* _Dataset extract_:
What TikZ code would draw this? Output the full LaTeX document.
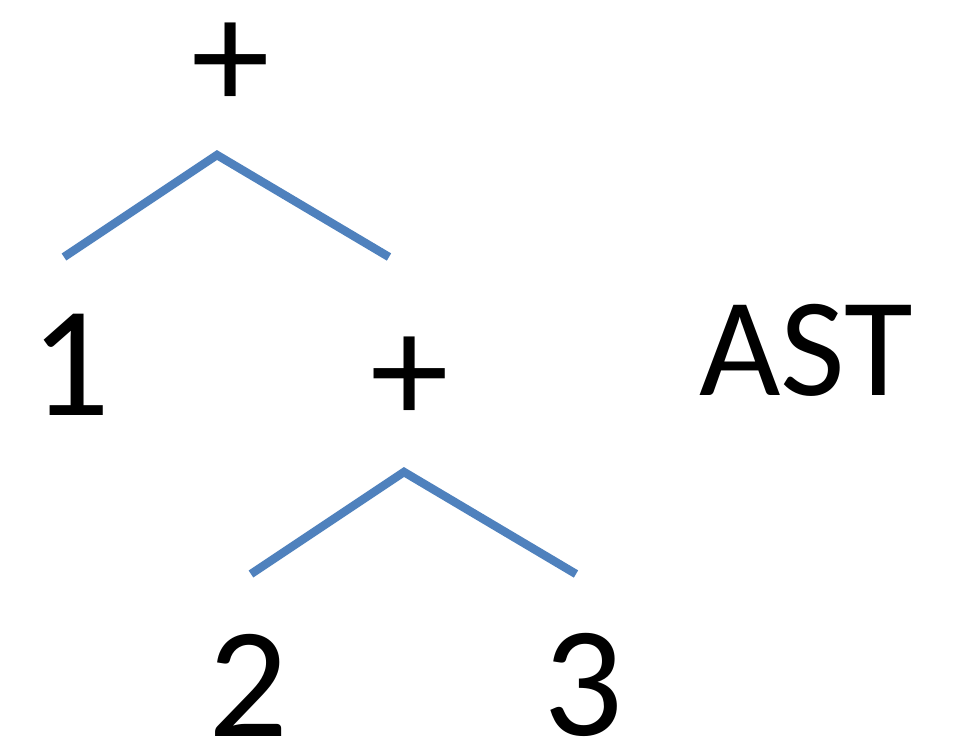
\documentclass[tikz,border=0pt]{standalone}
\usepackage{fontspec}
\setmainfont{Carlito}
\usepackage{tikz}

\begin{document}
\begin{tikzpicture}[x=0.0125cm, y=-0.0125cm,
  every node/.style={font=\fontsize{56}{60}\selectfont, inner sep=0pt},
  edge/.style={line width=3pt, draw={rgb,255:red,79;green,129;blue,189}}]
  \useasboundingbox (0,0) rectangle (968,744);
  % labels
  \node (plus1) at (231,66) {+};
  \node (one) at (70,365) {1};
  \node (plus2) at (410,380) {+};
  \node (two) at (248,685) {2};
  \node (three) at (583,685) {3};
  \node[font=\fontsize{50}{60}\selectfont] (ast) at (806,350) {AST};
  % branches
  \coordinate (top1) at (217,155);
  \coordinate (left1) at (64,257);
  \coordinate (right1) at (389,257);
  \coordinate (top2) at (404,472);
  \coordinate (left2) at (251,574);
  \coordinate (right2) at (576,574);
  \draw[edge] (left1) -- (top1) -- (right1);
  \draw[edge] (left2) -- (top2) -- (right2);
\end{tikzpicture}
\end{document}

* _Requirement_: Produce an exact copy of each line of data, skipping embedded images.

* _Written solution_:
What TikZ code would draw this? Output the full LaTeX document.
\documentclass[tikz,border=0pt]{standalone}
\usepackage{fontspec}
\setmainfont{Carlito}
\usepackage{tikz}

\begin{document}
\begin{tikzpicture}[x=0.0125cm, y=-0.0125cm,
  every node/.style={font=\fontsize{56}{60}\selectfont, inner sep=0pt},
  edge/.style={line width=3pt, draw={rgb,255:red,79;green,129;blue,189}}]
  \useasboundingbox (0,0) rectangle (968,744);
  % labels
  \node (plus1) at (231,66) {+};
  \node (one) at (70,365) {1};
  \node (plus2) at (410,380) {+};
  \node (two) at (248,685) {2};
  \node (three) at (583,685) {3};
  \node[font=\fontsize{50}{60}\selectfont] (ast) at (806,350) {AST};
  % branches
  \coordinate (top1) at (217,155);
  \coordinate (left1) at (64,257);
  \coordinate (right1) at (389,257);
  \coordinate (top2) at (404,472);
  \coordinate (left2) at (251,574);
  \coordinate (right2) at (576,574);
  \draw[edge] (left1) -- (top1) -- (right1);
  \draw[edge] (left2) -- (top2) -- (right2);
\end{tikzpicture}
\end{document}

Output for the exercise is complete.